小林さん また、富山湾では海岸近くにいるホタルイカだけを定置網で獲ります。
海岸近くにいて網に入るホタルイカだけを獲るので、そもそも乱獲など獲りすぎてしまう恐れがありません。
富山湾のホタルイカ漁は持続可能な漁であると言えるかもしれませんね。
また、産卵のためにやってくる体が大きく卵を持っている質の良いメスのホタルイカだけを収穫できるという点も富山のホタルイカ漁の特徴です。
沖合まで行ってする漁では、卵がなく痩せ細って小さいオスのホタルイカまで獲れてしまいます。
富山湾のホタルイカ漁は、沖合で漁を行っているところに比べると漁獲量で負けているかもしれません。でも、品質やブランド力では十分勝っていると自負しています。
──海岸近くにいるホタルイカだけを定置網で穫るから良質なホタルイカだけが穫れ、また、獲りすぎてしまう心配もないのですね。

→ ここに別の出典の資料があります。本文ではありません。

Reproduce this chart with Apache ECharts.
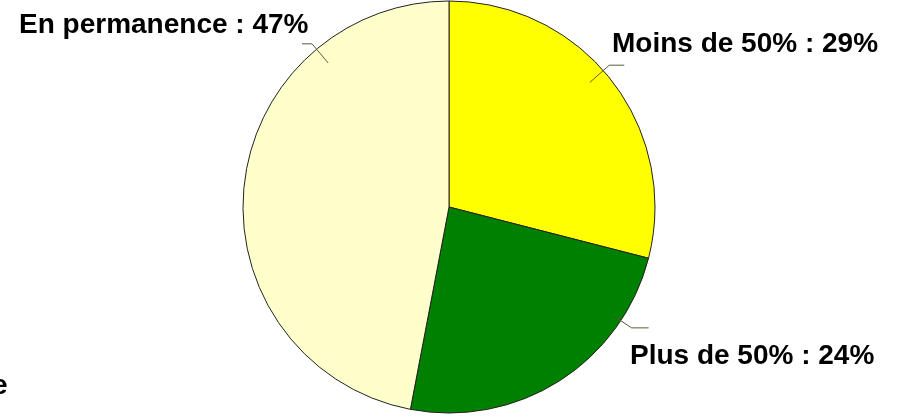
<!DOCTYPE html>
<html><head><meta charset="utf-8">
<script src="https://cdn.jsdelivr.net/npm/echarts@6/dist/echarts.min.js"></script>
<style>html,body{margin:0;padding:0;background:#fff}#c{width:899px;height:417px}</style>
</head><body><div id="c"></div>
<script>
const categories = ['Moins de 50%', 'Plus de 50%', 'En permanence'];
const values = [29, 24, 47];
const colors = ['#FFFF00', '#008000', '#FFFFCC'];

// styling: label placement and leader-line geometry (angle in degrees clockwise from top)
const CX = 449, CY = 207, R = 206;
const labelPos = [
  {x: 612, y: 44, angle: 48.5, rIn: 188, rOut: 214, dx: 15},
  {x: 630, y: 356, angle: 123.5, rIn: 198, rOut: 219, dx: 17},
  {x: 19, y: 25, angle: 320, rIn: 188, rOut: 213, dx: -10}
];
function polar(a, r) {
  const t = a * Math.PI / 180;
  return [CX + r * Math.sin(t), CY - r * Math.cos(t)];
}
const leaderLines = labelPos.map(lp => {
  const p0 = polar(lp.angle, lp.rIn);
  const p1 = polar(lp.angle, lp.rOut);
  return {
    type: 'polyline', z: 100, silent: true,
    shape: {points: [p0, p1, [p1[0] + lp.dx, p1[1]]]},
    style: {stroke: '#5a5a3a', lineWidth: 1, fill: null}
  };
});

const chart = echarts.init(document.getElementById('c'));
chart.setOption({
  backgroundColor: '#fff',
  animation: false,
  graphic: [{
    type: 'text', left: -8, top: 372,
    style: {text: 'e', font: 'bold 28px "Liberation Sans", Arial', fill: '#000'}
  }].concat(leaderLines),
  series: [{
    type: 'pie',
    center: [CX, CY],
    radius: R,
    startAngle: 90,
    clockwise: true,
    data: categories.map((c, i) => ({name: c, value: values[i], itemStyle: {color: colors[i]}})),
    itemStyle: {borderColor: '#222', borderWidth: 1},
    label: {
      show: true,
      formatter: p => p.name + ' : ' + p.value + '%',
      fontFamily: '"Liberation Sans", Arial, sans-serif',
      fontWeight: 'bold',
      fontSize: 28,
      color: '#000',
      overflow: 'none'
    },
    labelLine: {show: false},
    labelLayout: p => {
      const lp = labelPos[p.dataIndex];
      return {x: lp.x, y: lp.y, align: 'left', verticalAlign: 'middle', width: 400};
    }
  }]
});
</script></body></html>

美味しいホタルイカだけが穫れる上に、環境保全もできるというのは唯一無二の強みと言えるかもしれません。
ホタルイカが集うきれいな海を守る
──ホタルイカが集うきれいな海を保つために心掛けていることや行っている取り組みはありますか?
小林さん 取り組みというほどではないかもしれませんが、田植えの時期をずらしてもらったり、川に汚水を流さないように呼びかけています。
ホタルイカ漁は沿岸近くでやっているので、水が濁るとホタルイカが岸に寄ってこなくなってしまうことがあるからです。
ホタルイカ漁は3〜5月に行われるのですが、その時期はちょうど田植えが始まる時期と重なっています。
田んぼに水が入ると川から泥水が流れてきてしまうため、農家の方にはなるべくゴールデンウィーク明けに田植えをしてもらうようお願いしています。
漁業関係者の方だけではなく陸上で事業をやっている方にも、漁の最盛期には水をきれいに保っていただくよう配慮をお願いしています。
ここにしかない海洋深層水商品を楽しんでほしい
──「ウエーブパークなめりかわ」「アクアポケット」を訪れるお客様へ何かメッセージがあればお願いします。
小林さん 滑川はホタルイカの街でもありますが、海洋深層水をテーマにした商品もたくさんあります。
海洋深層水を練り込んだご当地ソフトは、甘さの中に少ししょっぱさを感じられるユニークな味わいです。また、海洋深層水を使ったコーヒーも売っています。
お水というとあまり派手な売り物ではないかもしれません。しかし、滑川の海洋深層水の良さを知ってもらうため食事のメニューや加工品にも海洋深層水を使っています。
ウェーブパークなめりかわ内のレストランや道の駅のカフェでも海洋深層水を使ったメニューを扱っていますよ。売店でも海洋深層水を使った味噌や醤油を販売中です。
ウェーブパークなめりかわにいらした時にはぜひ、海洋深層水商品を探して楽しんでもらえたらと思います。